Ali menunjukkan dengan jarinya. Dia segera menghapus kata Rasulullah dan menggantinya dengan kata putra Abdullah. Sungguh luar biasa akhlak Rasulullah. Beliau pemimpin hebat yang tidak gila hormat. Rasulullah diakui dunia sebagai pribadi paripurna.
                Anak berbakti, pemuda tangguh, pebisnis sukses, orang tua bijak, pemimpin adil, penguasa bersahaja, pendidik sejati, orator ulung, panglima kondang, suami penyayang, dan seterusnya. Kendati demikian, beliau manusia yang sepi dari pamrih.

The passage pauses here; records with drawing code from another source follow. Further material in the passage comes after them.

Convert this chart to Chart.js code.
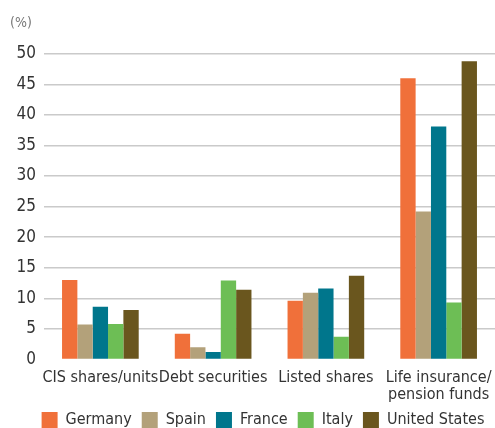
<!DOCTYPE html>
<html lang="en">
<head>
  <meta charset="UTF-8" />
  <title>Household financial assets</title>
  <style>
    body { margin: 0; background: #fff; }
    #wrap { width: 495px; height: 428px; }
  </style>
</head>
<body>
  <div id="wrap"><canvas id="chart"></canvas></div>

  <script src="https://cdn.jsdelivr.net/npm/chart.js@4.4.0/dist/chart.umd.min.js"></script>
  <script>
    // categories and series (%)
    var categories = ["CIS shares/units", "Debt securities", "Listed shares", ["Life insurance/", "pension funds"]];
    var countries = ["Germany", "Spain", "France", "Italy", "United States"];
    var colours = ["#f0703a", "#b3a17a", "#00768c", "#6dbe55", "#6a561e"];

    var germany = [13.0, 4.2, 9.6, 46.0];
    var spain = [5.7, 2.0, 10.9, 24.2];
    var france = [8.6, 1.2, 11.6, 38.1];
    var italy = [5.8, 12.9, 3.7, 9.3];
    var usa = [8.1, 11.4, 13.7, 48.8];

    var yTicks = [0, 5, 10, 15, 20, 25, 30, 35, 40, 45, 50];

    var series = [germany, spain, france, italy, usa];
    var font = "'DejaVu Sans Condensed', 'Liberation Sans', sans-serif";

    // nudge the legend row a little to the right of the canvas centre
    var legendShift = {
      id: "legendShift",
      afterLayout: function (chart) {
        chart.legend.left += 9;
        chart.legend.right += 9;
      }
    };

    var ctx = document.getElementById("chart").getContext("2d");
    var myChart = new Chart(ctx, {
      type: "bar",
      data: {
        labels: categories,
        datasets: series.map(function (vals, i) {
          return {
            label: countries[i],
            data: vals,
            backgroundColor: colours[i],
            borderWidth: 0,
            barPercentage: 1,
            categoryPercentage: 0.68
          };
        })
      },
      plugins: [legendShift],
      options: {
        responsive: true,
        maintainAspectRatio: false,
        animation: false,
        layout: { padding: { left: 10, right: -3, top: 0, bottom: -10 } },
        plugins: {
          tooltip: { enabled: false },
          title: {
            display: true,
            text: "(%)",
            align: "start",
            color: "#777",
            font: { family: font, size: 14, weight: "normal" },
            padding: { top: 15, bottom: 22 }
          },
          legend: {
            position: "bottom",
            labels: {
              boxWidth: 16,
              boxHeight: 16,
              padding: 10,
              color: "#333",
              font: { family: font, size: 16 }
            }
          }
        },
        scales: {
          x: {
            grid: { display: false, drawTicks: false },
            border: { display: false },
            afterFit: function (scale) {
              scale.paddingLeft = 0;
              scale.paddingRight = 0;
              scale.height -= 11;
            },
            ticks: {
              color: "#333",
              padding: 10,
              maxRotation: 0,
              autoSkip: false,
              font: { family: font, size: 16, lineHeight: 1.05 }
            }
          },
          y: {
            min: 0,
            max: 50,
            afterBuildTicks: function (scale) {
              scale.ticks = yTicks.map(function (v) { return { value: v }; });
            },
            afterFit: function (scale) { scale.width = 34; },
            border: { display: false },
            grid: {
              drawTicks: false,
              lineWidth: 1.5,
              color: function (c) { return c.tick && c.tick.value === 0 ? "rgba(0,0,0,0)" : "#cacaca"; }
            },
            ticks: {
              color: "#333",
              padding: 8,
              font: { family: font, size: 17 }
            }
          }
        }
      }
    });
  </script>
</body>
</html>
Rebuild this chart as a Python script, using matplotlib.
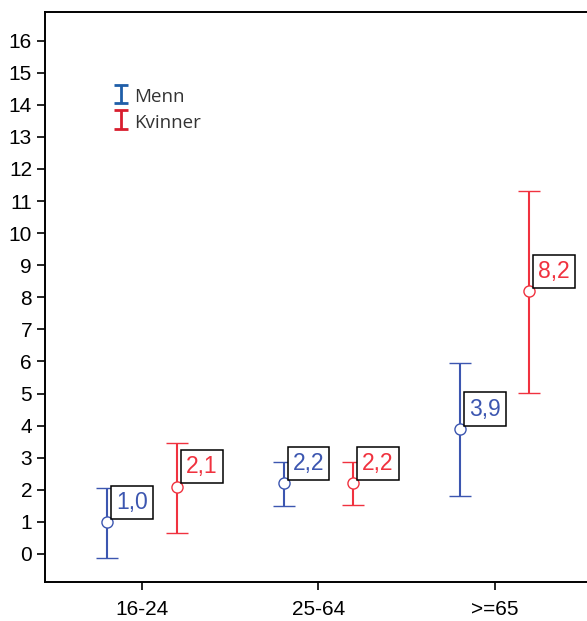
import numpy as np
import matplotlib.pyplot as plt

plt.rcParams['font.family'] = ['Liberation Sans', 'DejaVu Sans']

groups = ['16-24', '25-64', '>=65']
menn = [1.0, 2.2, 3.9]
menn_lo = [-0.12, 1.50, 1.80]
menn_hi = [2.06, 2.87, 5.96]
kvinner = [2.1, 2.2, 8.2]
kvinner_lo = [0.65, 1.53, 5.02]
kvinner_hi = [3.46, 2.87, 11.32]

blue = '#3c56b0'
red = '#f0323f'

fig = plt.figure(figsize=(5.87, 6.21), dpi=100)
ax = fig.add_axes([0.077, 0.063, 0.925, 0.918])

x = np.arange(len(groups))
off = 0.197

def draw(xs, vals, lo, hi, color):
    vals = np.array(vals)
    err = [vals - np.array(lo), np.array(hi) - vals]
    ax.errorbar(xs, vals, yerr=err, fmt='o', mfc='white', mec=color, ms=8,
                mew=1.0, ecolor=color, elinewidth=1.5, capsize=8, capthick=1.5,
                zorder=3)
    for xi, v in zip(xs, vals):
        ax.annotate(f'{v:.1f}'.replace('.', ','), (xi, v), xytext=(6.5, 6),
                    textcoords='offset points', ha='left', va='bottom',
                    fontsize=16.5, color=color, zorder=4,
                    bbox=dict(boxstyle='square,pad=0.22', fc='white', ec='black', lw=1.1))

draw(x - off, menn, menn_lo, menn_hi, blue)
draw(x + off, kvinner, kvinner_lo, kvinner_hi, red)

# legend handles: bare error bars with caps
h1 = ax.errorbar([np.nan], [np.nan], yerr=[1], fmt='none', ecolor='#1f5ea8',
                 elinewidth=2, capsize=5, capthick=2)
h2 = ax.errorbar([np.nan], [np.nan], yerr=[1], fmt='none', ecolor='#d81e2e',
                 elinewidth=2, capsize=5, capthick=2)
leg = ax.legend([h1, h2], ['Menn', 'Kvinner'], loc='upper left',
                bbox_to_anchor=(0.095, 0.9), frameon=False, handlelength=0.8,
                handleheight=1.35, handletextpad=0.3, labelspacing=0.22,
                prop={'family': 'Open Sans', 'size': 13.5})
for t in leg.get_texts():
    t.set_color('#333333')

ax.set_xlim(-0.55, 2.53)
ax.set_ylim(-0.87, 16.9)
ax.set_yticks(range(0, 17))
ax.set_xticks(x)
ax.set_xticklabels(groups)
ax.tick_params(axis='both', labelsize=15, length=6, width=1.2, direction='out')
ax.tick_params(axis='x', pad=7)
for s in ax.spines.values():
    s.set_linewidth(1.4)

fig.savefig('out.png', dpi=100)
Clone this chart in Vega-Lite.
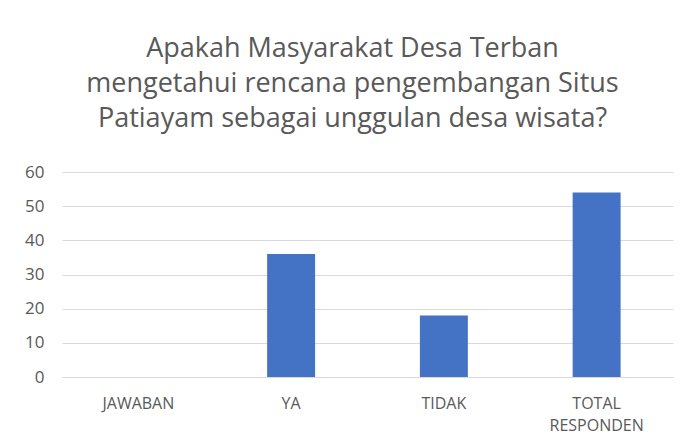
{
  "$schema": "https://vega.github.io/schema/vega-lite/v6.json",
  "autosize": "none",
  "width": 611,
  "height": 205,
  "padding": {"left": 62, "top": 172, "right": 12, "bottom": 68},
  "background": "white",
  "title": {
    "text": ["Apakah Masyarakat Desa Terban", "mengetahui rencana pengembangan Situs", "Patiayam sebagai unggulan desa wisata?"],
    "font": "Open Sans",
    "fontSize": 27,
    "fontWeight": "normal",
    "color": "#595959",
    "lineHeight": 35,
    "anchor": "middle",
    "frame": "group",
    "dx": -15,
    "offset": 30
  },
  "data": {
    "values": [
      {"kategori": "JAWABAN", "jumlah": 0},
      {"kategori": "YA", "jumlah": 36},
      {"kategori": "TIDAK", "jumlah": 18},
      {"kategori": "TOTAL RESPONDEN", "jumlah": 54}
    ]
  },
  "mark": {"type": "bar", "color": "#4472C4"},
  "encoding": {
    "x": {
      "field": "kategori",
      "type": "nominal",
      "sort": null,
      "scale": {"paddingInner": 0.686, "paddingOuter": 0.343},
      "axis": {
        "title": null,
        "labelAngle": 0,
        "labelExpr": "split(datum.label, ' ')",
        "labelFont": "Open Sans",
        "labelFontSize": 16,
        "labelColor": "#595959",
        "labelLineHeight": 22,
        "labelPadding": 18,
        "ticks": false,
        "domain": true,
        "domainColor": "#d9d9d9",
        "grid": false
      }
    },
    "y": {
      "field": "jumlah",
      "type": "quantitative",
      "scale": {"domain": [0, 60]},
      "axis": {
        "title": null,
        "values": [0, 10, 20, 30, 40, 50, 60],
        "labelFont": "Open Sans",
        "labelFontSize": 17,
        "labelColor": "#595959",
        "labelPadding": 18,
        "ticks": false,
        "domain": false,
        "grid": true,
        "gridColor": "#d9d9d9",
        "gridWidth": 1
      }
    }
  },
  "config": {"view": {"stroke": null}}
}
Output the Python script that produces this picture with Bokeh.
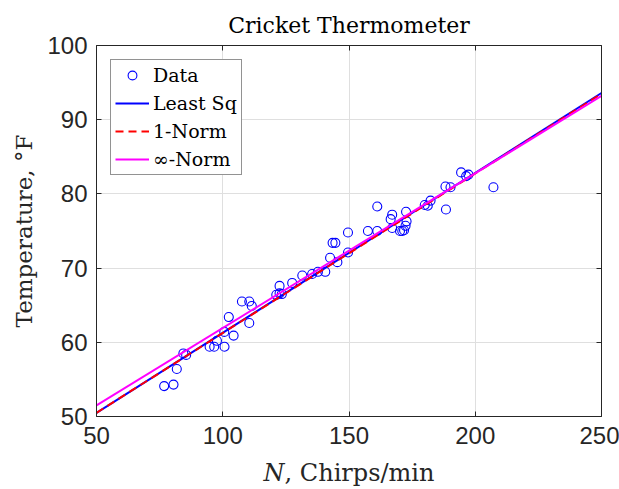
import math
from bokeh.plotting import figure
from bokeh.models import Range1d, LinearAxis, FixedTicker
from bokeh.embed import file_html
from bokeh.resources import INLINE

# ---- data ----
chirps = [76.8, 80.5, 81.8, 84.4, 85.5, 94.8, 96.6, 97.7, 100.7, 100.6,
          104.3, 102.4, 107.6, 110.5, 111.5, 110.5, 122.5, 121.2, 122.5, 123.4,
          127.5, 131.5, 135.4, 137.7, 140.6, 142.5, 145.4, 143.5, 144.6, 149.6,
          149.6, 157.5, 161.2, 161.2, 166.5, 167.1, 167.1, 170.2, 171.1, 171.8,
          172.4, 172.8, 172.6, 180.0, 181.2, 182.3, 188.4, 188.2, 190.2, 194.4,
          196.4, 197.3, 207.2]
temps = [54.1, 54.3, 56.4, 58.5, 58.3, 59.4, 59.4, 60.2, 59.4, 61.4,
         60.9, 63.4, 65.5, 65.5, 64.9, 62.6, 67.6, 66.4, 66.6, 66.5,
         68.0, 69.0, 69.2, 69.5, 69.5, 71.4, 70.8, 73.4, 73.4, 74.8,
         72.1, 75.0, 75.0, 78.3, 76.6, 77.2, 75.4, 75.0, 75.0, 75.1,
         75.7, 76.3, 77.6, 78.5, 78.4, 79.1, 77.9, 81.0, 80.9, 82.9,
         82.4, 82.6, 80.9]

fit_x = [50, 250]
least_sq_y = [50.5, 93.6]
one_norm_y = [50.5, 93.5]
inf_norm_y = [51.5, 93.2]

x_ticks = [50, 100, 150, 200, 250]
y_ticks = [50, 60, 70, 80, 90, 100]

TXT = "#262626"
SERIF = "DejaVu Serif"

p = figure(width=619, height=489,
           x_range=Range1d(50, 250), y_range=Range1d(50, 100),
           output_backend="svg", toolbar_location=None,
           min_border_left=96, min_border_right=18,
           min_border_top=45, min_border_bottom=71)
p.outline_line_color = None
p.background_fill_color = "white"
p.border_fill_color = "white"

# title
p.title.text = "Cricket Thermometer"
p.title.align = "center"
p.title.text_font = SERIF
p.title.text_font_size = "22px"
p.title.text_font_style = "normal"
p.title.text_color = "black"
p.title.standoff = 16

for ax, ticks in ((p.xaxis[0], x_ticks), (p.yaxis[0], y_ticks)):
    ax.ticker = FixedTicker(ticks=ticks)
    ax.major_tick_in = 5
    ax.major_tick_out = 0
    ax.minor_tick_line_color = None
    ax.axis_line_color = TXT
    ax.major_tick_line_color = TXT
    ax.major_label_text_font = "Liberation Sans"
    ax.major_label_text_font_size = "24px"
    ax.major_label_text_color = TXT
    ax.axis_label_text_font = SERIF
    ax.axis_label_text_font_style = "normal"
    ax.axis_label_text_color = TXT
p.xaxis[0].major_label_standoff = 10
p.yaxis[0].major_label_standoff = 9
p.xaxis[0].axis_label = "\U0001D441, Chirps/min"
p.xaxis[0].axis_label_text_font_size = "24px"
p.xaxis[0].axis_label_standoff = 12
p.yaxis[0].axis_label = "Temperature, \u00b0F"
p.yaxis[0].axis_label_text_font_size = "23px"
p.yaxis[0].axis_label_standoff = 7

# box: top and right axes with inward ticks, no labels
top_ax = LinearAxis(ticker=FixedTicker(ticks=x_ticks),
                    major_label_overrides={t: "" for t in x_ticks})
right_ax = LinearAxis(ticker=FixedTicker(ticks=y_ticks),
                      major_label_overrides={t: "" for t in y_ticks})
for ax in (top_ax, right_ax):
    ax.major_tick_in = 5
    ax.major_tick_out = 0
    ax.minor_tick_line_color = None
    ax.axis_line_color = TXT
    ax.major_tick_line_color = TXT
    ax.major_label_standoff = 0
p.add_layout(top_ax, "above")
p.add_layout(right_ax, "right")

p.xgrid.ticker = FixedTicker(ticks=x_ticks)
p.ygrid.ticker = FixedTicker(ticks=y_ticks)
p.grid.grid_line_color = "#dfdfdf"
p.grid.grid_line_width = 1

# data and fits
p.scatter(chirps, temps, marker="circle", size=9, fill_color=None,
          line_color="#0000ff", line_width=1.1, legend_label="Data")
p.line(fit_x, least_sq_y, line_color="#0000ff", line_width=2,
       legend_label="Least Sq")
p.line(fit_x, one_norm_y, line_color="#ff0000", line_width=2,
       line_dash="8 5", legend_label="1-Norm")
p.line(fit_x, inf_norm_y, line_color="#ff00ff", line_width=2,
       legend_label="\u221e-Norm")

lg = p.legend[0]
lg.location = "top_left"
lg.margin = 14
lg.padding = 4
lg.spacing = 6
lg.glyph_width = 34
lg.glyph_height = 22
lg.label_height = 22
lg.label_standoff = 4
lg.label_text_font = SERIF
lg.label_text_font_size = "19px"
lg.label_text_color = "black"
lg.label_text_baseline = "middle"
lg.border_line_color = TXT
lg.border_line_width = 1
lg.background_fill_alpha = 1.0

open("out.html", "w").write(file_html(p, INLINE))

                Sekarang, justru tidak sedikit diantara kita yang sangat gila hormat. Manusia modern begitu gemar memoles diri agar dapat merengkuh pujian dan sanjungan dari siapa saja. Memang ini tidak salah. Tetapi, jika sampai melampui batas wajar, tentu lain ceritanya.
                Kerap kita temukan orang yang ketika berbicara selalu mengaitkan dirinya dengan nama-nama besar. Ingin menegaskan bahwa dirinya memiliki hubungan dekat dengan orang-orang hebat itu. Padahal, sebenarnya sososk-sososk “markotop” yang dicatutnya sama sekali tak mengenal dirinya.
                Lucunya, ada orang yang menggelari dirinya sendiri dengan gelar ustadz atau kiai. Tadinya, istilah kiaia merupakan sebutan untuk sebuah benda atau hewan bertuah. Misalnya, tombak Kiai Plered dan kerbau Kiai Slamet dari Keraton Surakarta, gamelan Kiai Sekati dari Solo, serta bendera Kiai Tunggul Wulung, dan gajah Kiai Rebo dan Kiai Wage dari Yogyakarta.